WHAT TO WORK ON:
Retype only what runs from the beginning of the data through the line with "240, 260, 273]"; please omit the pictures and keep every line exact.

DATASET EXCERPT:
## begin

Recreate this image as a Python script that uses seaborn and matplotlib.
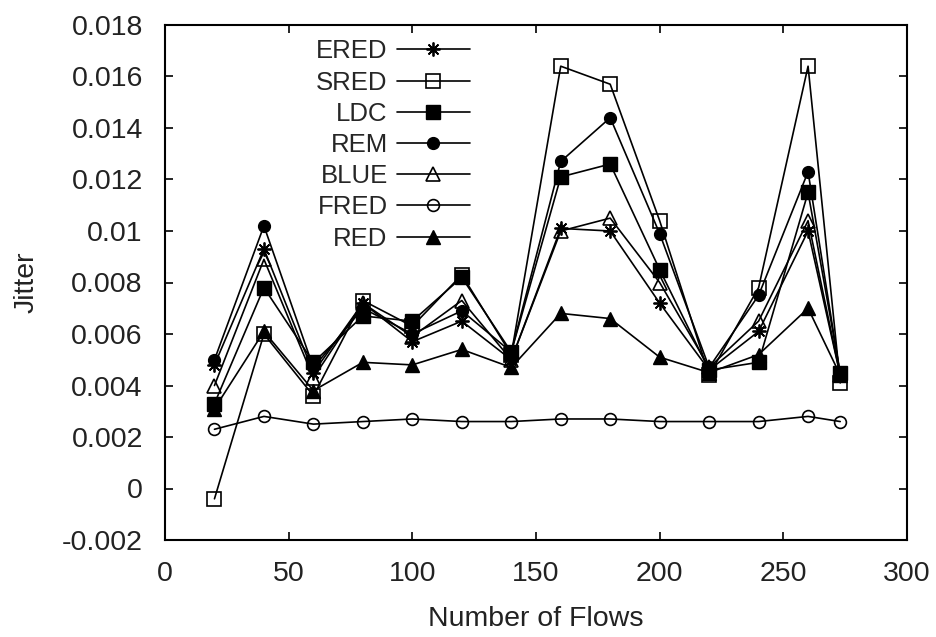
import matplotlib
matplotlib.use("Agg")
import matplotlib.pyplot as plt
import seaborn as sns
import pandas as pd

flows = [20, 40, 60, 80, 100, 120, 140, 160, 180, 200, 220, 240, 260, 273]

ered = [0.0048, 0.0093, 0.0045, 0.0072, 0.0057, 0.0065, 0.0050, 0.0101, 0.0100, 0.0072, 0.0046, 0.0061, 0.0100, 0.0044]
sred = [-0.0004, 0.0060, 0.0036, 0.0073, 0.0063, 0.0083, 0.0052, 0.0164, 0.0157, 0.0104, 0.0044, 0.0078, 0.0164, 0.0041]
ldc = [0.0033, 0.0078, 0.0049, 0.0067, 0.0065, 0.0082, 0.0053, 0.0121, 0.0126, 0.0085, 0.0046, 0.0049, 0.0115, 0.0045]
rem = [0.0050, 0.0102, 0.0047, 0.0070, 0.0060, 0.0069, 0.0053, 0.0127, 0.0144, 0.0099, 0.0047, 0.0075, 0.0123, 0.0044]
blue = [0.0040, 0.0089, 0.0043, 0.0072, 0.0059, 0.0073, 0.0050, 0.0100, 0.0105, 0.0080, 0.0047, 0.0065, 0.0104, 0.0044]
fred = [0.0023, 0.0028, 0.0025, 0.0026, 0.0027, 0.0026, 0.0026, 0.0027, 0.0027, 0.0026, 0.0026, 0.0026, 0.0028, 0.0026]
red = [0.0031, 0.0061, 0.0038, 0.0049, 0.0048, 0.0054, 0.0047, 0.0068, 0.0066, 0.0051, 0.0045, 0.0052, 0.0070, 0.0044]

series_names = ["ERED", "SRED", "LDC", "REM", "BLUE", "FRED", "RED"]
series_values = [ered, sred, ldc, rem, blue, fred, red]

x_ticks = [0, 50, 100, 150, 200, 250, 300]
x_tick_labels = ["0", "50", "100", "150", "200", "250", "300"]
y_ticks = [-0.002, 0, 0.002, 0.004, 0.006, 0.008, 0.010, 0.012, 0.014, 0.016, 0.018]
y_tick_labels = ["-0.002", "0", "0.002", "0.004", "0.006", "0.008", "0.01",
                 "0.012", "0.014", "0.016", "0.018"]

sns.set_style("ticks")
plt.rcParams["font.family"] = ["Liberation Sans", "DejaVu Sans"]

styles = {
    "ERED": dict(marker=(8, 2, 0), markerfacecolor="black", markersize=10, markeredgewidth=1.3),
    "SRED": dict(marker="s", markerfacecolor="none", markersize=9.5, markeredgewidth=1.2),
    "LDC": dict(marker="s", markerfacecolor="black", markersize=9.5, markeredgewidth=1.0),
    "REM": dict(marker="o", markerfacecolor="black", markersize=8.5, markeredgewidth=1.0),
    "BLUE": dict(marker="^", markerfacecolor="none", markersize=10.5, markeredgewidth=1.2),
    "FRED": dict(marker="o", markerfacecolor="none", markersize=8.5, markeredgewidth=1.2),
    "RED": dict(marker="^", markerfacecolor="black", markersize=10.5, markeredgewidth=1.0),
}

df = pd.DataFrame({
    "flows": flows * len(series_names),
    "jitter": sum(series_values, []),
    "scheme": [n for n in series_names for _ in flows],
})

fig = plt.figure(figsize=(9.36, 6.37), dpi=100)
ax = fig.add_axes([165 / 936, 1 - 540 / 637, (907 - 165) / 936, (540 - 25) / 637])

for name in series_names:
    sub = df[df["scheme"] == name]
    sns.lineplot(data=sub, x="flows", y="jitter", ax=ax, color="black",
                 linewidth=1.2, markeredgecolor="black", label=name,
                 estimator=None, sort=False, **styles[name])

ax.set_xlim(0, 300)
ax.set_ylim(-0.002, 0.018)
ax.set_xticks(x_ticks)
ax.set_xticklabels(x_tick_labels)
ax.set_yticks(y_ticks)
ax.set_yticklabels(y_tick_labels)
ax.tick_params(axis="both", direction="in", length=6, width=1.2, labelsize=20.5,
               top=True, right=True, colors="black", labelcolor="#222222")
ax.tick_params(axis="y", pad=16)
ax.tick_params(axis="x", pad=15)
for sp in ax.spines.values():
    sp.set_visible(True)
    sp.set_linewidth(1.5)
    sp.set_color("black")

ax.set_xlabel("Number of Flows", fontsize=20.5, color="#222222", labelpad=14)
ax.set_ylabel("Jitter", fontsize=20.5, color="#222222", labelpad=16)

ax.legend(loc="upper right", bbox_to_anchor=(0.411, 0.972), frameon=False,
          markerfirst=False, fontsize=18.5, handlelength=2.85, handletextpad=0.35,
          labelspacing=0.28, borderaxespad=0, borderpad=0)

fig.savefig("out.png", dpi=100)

## end

THE OUTPUT:
Recreate this image as a Python script that uses seaborn and matplotlib.
import matplotlib
matplotlib.use("Agg")
import matplotlib.pyplot as plt
import seaborn as sns
import pandas as pd

flows = [20, 40, 60, 80, 100, 120, 140, 160, 180, 200, 220, 240, 260, 273]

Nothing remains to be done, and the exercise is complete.